Tuesday, April 28, 2026
Thelma Mejia
- The Swan Islands off Honduras, teeming with flora and fauna, are menaced by military refuse deposited by U.S. and Central American armed forces, according to environmemntals.
The islands in the Caribbean have become a depository for massive fuel tanks, powerful bombs and other military apparatus that flowed into Central America throughout the 1980s. US, Guatemalan, Honduran and Nicaraguan “contra” weapons are now concentrated on “La Mayor”, one of two Swan Islands, according to a report published here.
A study conducted by biology students at Honduras’ National Autonomous University (NAU) was published in the newspaper La Prensa which criticised the indifference expressed by the Honduran government as well as ecological groups.
The NAU students Nereyda Estrada and Franklin Castaneda worked on the study after visiting the Swan Islands with a group of North American tourists.

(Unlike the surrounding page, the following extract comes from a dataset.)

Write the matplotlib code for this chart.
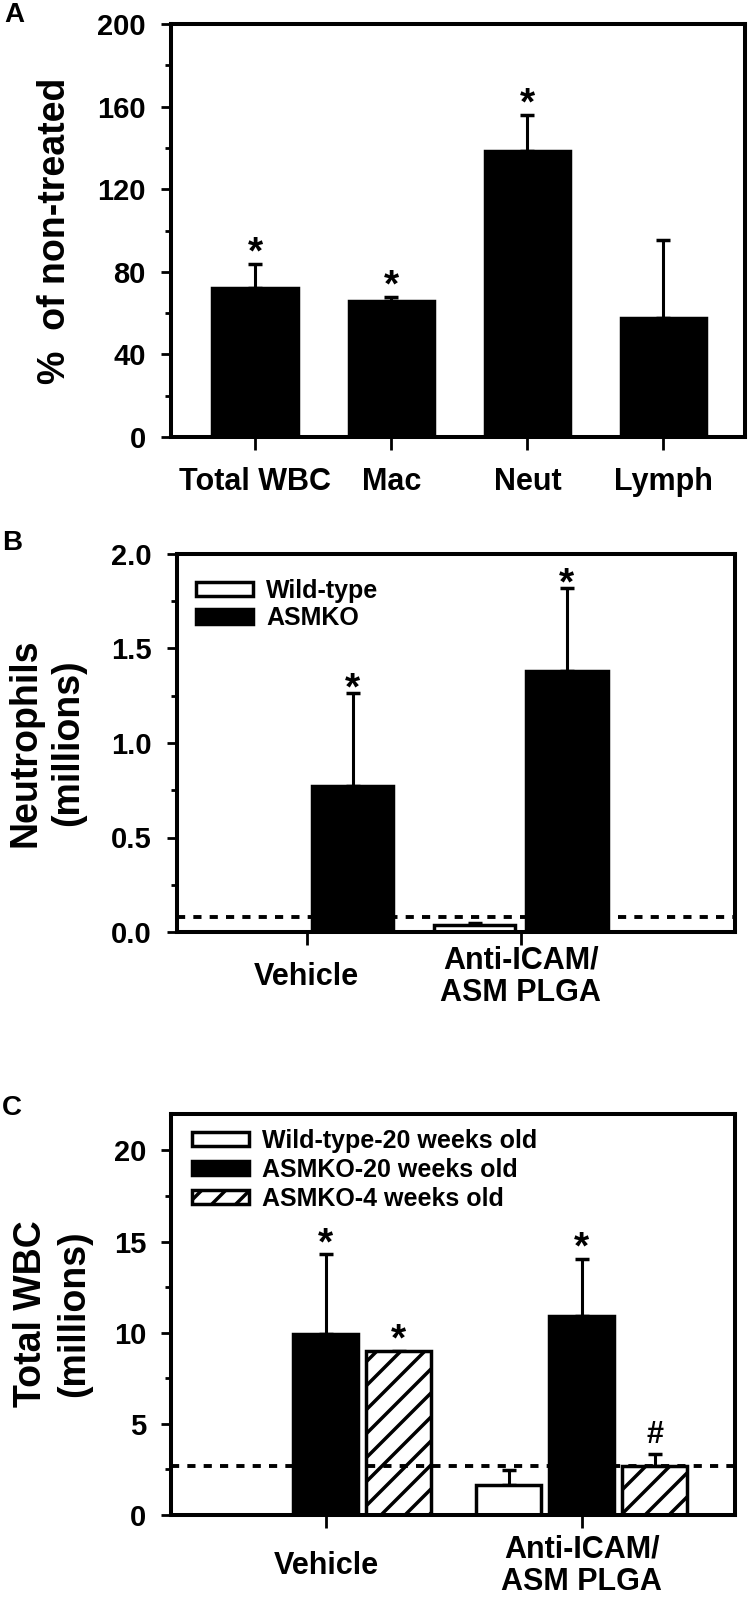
import matplotlib
matplotlib.use("Agg")
import matplotlib.pyplot as plt
from matplotlib.patches import Patch
from matplotlib.ticker import MultipleLocator
import numpy as np

# A: % of non-treated
a_cats = ['Total WBC', 'Mac', 'Neut', 'Lymph']
a_vals = [72, 66, 138.5, 57.5]
a_err_top = [84, 68, 156, 95.5]
a_marks = ['*', '*', '*', '']

# B: neutrophils (millions)
b_groups = ['Vehicle', 'Anti-ICAM/\nASM PLGA']
b_wt = [np.nan, 0.037]
b_wt_top = [np.nan, 0.05]
b_ko = [0.775, 1.38]
b_ko_top = [1.265, 1.82]
b_ko_marks = ['*', '*']
b_baseline = 0.081

# C: total WBC (millions)
c_groups = ['Vehicle', 'Anti-ICAM/\nASM PLGA']
c_wt = [np.nan, 1.66]
c_wt_top = [np.nan, 2.47]
c_ko20 = [9.95, 10.9]
c_ko20_top = [14.3, 14.05]
c_ko4 = [9.0, 2.7]
c_ko4_top = [np.nan, 3.35]
c_ko20_marks = ['*', '*']
c_ko4_marks = ['*', '#']
c_baseline = 2.67

# drawn at 72 dpi so the hatch is as dense as the original;
# sizes below are written as if at 100 dpi and scaled by pt()
DPI = 72


def pt(v):
    return v * 100 / DPI


plt.rcParams['font.family'] = ['Liberation Sans', 'DejaVu Sans']
plt.rcParams['font.weight'] = 'bold'
plt.rcParams['hatch.linewidth'] = pt(2.5)

W, H = 751, 1613
fig = plt.figure(figsize=(W / DPI, H / DPI), dpi=DPI)


def px_axes(l, t, r, b):
    return fig.add_axes([l / W, 1 - b / H, (r - l) / W, (b - t) / H])


def style(ax, minor):
    for s in ax.spines.values():
        s.set_linewidth(pt(2.9))
    ax.yaxis.set_minor_locator(MultipleLocator(minor))
    ax.tick_params(axis='y', which='major', direction='out', length=pt(7), width=pt(2),
                   pad=pt(11), labelsize=pt(21), right=False)
    ax.tick_params(axis='y', which='minor', direction='out', length=pt(4), width=pt(2),
                   right=False)
    ax.tick_params(axis='x', which='both', direction='out', length=pt(9.5), width=pt(2),
                   labelsize=pt(22), top=False)


def bars(ax, x, vals, tops, width, **kw):
    vals = np.array(vals, dtype=float)
    tops = np.array(tops, dtype=float)
    ax.errorbar(x, vals, yerr=[np.zeros_like(vals), tops - vals], fmt='none',
                ecolor='k', elinewidth=pt(2.2), capsize=pt(4.7), capthick=pt(2.5),
                zorder=1.5)
    ax.bar(x, vals, width, edgecolor='k', linewidth=pt(2.5), zorder=2, **kw)


def marks(ax, x, vals, tops, labels, dy):
    for xi, v, t, m in zip(x, vals, tops, labels):
        if not m:
            continue
        y = t if np.isfinite(t) else v
        size = 28 if m == '*' else 22
        off = dy if m == '*' else dy + 8
        ax.annotate(m, (xi, y), xytext=(0, pt(off)), textcoords='offset points',
                    ha='center', va='baseline', fontsize=pt(size), fontweight='bold')


def legend(ax, handles, labels, anchor, spacing):
    ax.legend(handles, labels, loc='upper left', bbox_to_anchor=anchor,
              frameon=False, fontsize=pt(18), handlelength=2.3, handleheight=0.5,
              handletextpad=0.5, labelspacing=spacing, borderaxespad=0, borderpad=0)


# ---- panel A
axA = px_axes(171, 24, 745, 437)
style(axA, 20)
xa = np.arange(len(a_cats))
bars(axA, xa, a_vals, a_err_top, 0.63, color='k')
marks(axA, xa, a_vals, a_err_top, a_marks, 0)
axA.set_xlim(-0.62, 3.6)
axA.set_ylim(0, 200)
axA.set_yticks([0, 40, 80, 120, 160, 200])
axA.set_xticks(xa)
axA.set_xticklabels(a_cats, va='center')
axA.tick_params(axis='x', pad=pt(23))
fig.text(55 / W, 1 - 231 / H, '%  of non-treated', rotation=90, ha='center',
         va='center', fontsize=pt(27))
fig.text(14 / W, 1 - 15 / H, 'A', ha='center', va='center', fontsize=pt(20))

# ---- panel B
axB = px_axes(177, 554, 735, 932)
style(axB, 0.25)
xb = np.arange(len(b_groups))
bars(axB, xb - 0.215, b_wt, b_wt_top, 0.38, color='white')
bars(axB, xb + 0.215, b_ko, b_ko_top, 0.38, color='k')
marks(axB, xb + 0.215, b_ko, b_ko_top, b_ko_marks, -5)
axB.axhline(b_baseline, color='k', lw=pt(2.8), linestyle=(0, (2.1, 2.1)), zorder=5)
axB.set_xlim(-0.605, 2.0)
axB.set_ylim(0, 2.0)
axB.set_yticks([0, 0.5, 1.0, 1.5, 2.0])
axB.set_yticklabels(['0.0', '0.5', '1.0', '1.5', '2.0'])
axB.set_xticks(xb)
axB.set_xticklabels(b_groups, va='center', linespacing=1.1)
axB.tick_params(axis='x', pad=pt(23))
legend(axB, [Patch(facecolor='white', edgecolor='k', linewidth=pt(2.5)),
             Patch(facecolor='k', edgecolor='k', linewidth=pt(2.5))],
       ['Wild-type', 'ASMKO'], (0.034, 0.935), 0.15)
fig.text(47 / W, 1 - 743 / H, 'Neutrophils\n(millions)', rotation=90, ha='center',
         va='center', fontsize=pt(27), linespacing=1.25, multialignment='center')
fig.text(12 / W, 1 - 543 / H, 'B', ha='center', va='center', fontsize=pt(20))

# ---- panel C
axC = px_axes(171, 1114, 735, 1515)
style(axC, 2.5)
xc = np.arange(len(c_groups))
bars(axC, xc - 0.285, c_wt, c_wt_top, 0.254, color='white')
bars(axC, xc, c_ko20, c_ko20_top, 0.254, color='k')
bars(axC, xc + 0.285, c_ko4, c_ko4_top, 0.254, color='white', hatch='/')
marks(axC, xc, c_ko20, c_ko20_top, c_ko20_marks, 0)
marks(axC, xc + 0.285, c_ko4, c_ko4_top, c_ko4_marks, 0)
axC.axhline(c_baseline, color='k', lw=pt(2.8), linestyle=(0, (2.1, 2.1)), zorder=5)
axC.set_xlim(-0.605, 1.598)
axC.set_ylim(0, 22)
axC.set_yticks([0, 5, 10, 15, 20])
axC.set_xticks(xc)
axC.set_xticklabels(c_groups, va='center', linespacing=1.1)
axC.tick_params(axis='x', pad=pt(27))
legend(axC, [Patch(facecolor='white', edgecolor='k', linewidth=pt(2.5)),
             Patch(facecolor='k', edgecolor='k', linewidth=pt(2.5)),
             Patch(facecolor='white', edgecolor='k', linewidth=pt(2.5), hatch='/')],
       ['Wild-type-20 weeks old', 'ASMKO-20 weeks old', 'ASMKO-4 weeks old'],
       (0.037, 0.963), 0.2)
fig.text(53 / W, 1 - 1314 / H, 'Total WBC\n(millions)', rotation=90, ha='center',
         va='center', fontsize=pt(27), linespacing=1.25, multialignment='center')
fig.text(12 / W, 1 - 1108 / H, 'C', ha='center', va='center', fontsize=pt(20))

fig.savefig('out.png', dpi=DPI)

As soon as their plane landed they were struck by “the military trash that was strewn everywhere.” The island was a dumping ground for countless tins, tubes, boxes, collapsing hangars, rusty metal barrels, and mountains of explosives. Five large fuel tanks are on the verge of giving way to corrosion, the students said.
In their report, Estrada and Castaneda said that any Honduran who went to the island would “immediately see the disaster that’s happened, not to mention the present and future impact of pollution on marine species and terrestrial vegetation. A visitors will be particularly shocked because the Swan Islands are promoted as remote outposts of a pristine paradise.”
In 1995, Honduran president Carlos Roberto Reina made a well-publicized tour of the islands to “assert Honduran sovereignty” and to eliminate vestiges of the cold war symbolized by the deserted artifacts of war.
Reina’s visit was also designed to erase memories of the U.S. Central Intelligence Agency (CIA) which established itself on the island with a weather station and a huge radar installation.
The Swan Islands – among the least densely populated of any Caribbean islands – are situated along the southern brink of a deep sea canyon called the “Cayman Trench”, which is home to a large number of endangered marine species.
Even if the United States took responsibility for removing all its military garbage, significant ecological damage has already been done, environmentalists said.
U.S. biologist Becky Menton, who is based at NAU, feared that Hondurans will endure this devastation without even learning the critical importance “cleaning up after oneself.”
The NAU report also pointed to indiscriminate grazing that’s being conducted by private business interests on the islands. It noted that this activity represented a serious ecological threat to the Swan Islands’ unique biological patrimony.
Despite the threat posed by the military refuse, the NAU students reported discovering two formerly unknown species on the island. One is a snake of the “zumador” group, and the other is a species of Piranga, a migratory bird.
The ecological wealth of the Swan Islands was first reported in the 1930s when an American researcher reported 22 species of land snails, nine of which are unique to the islands.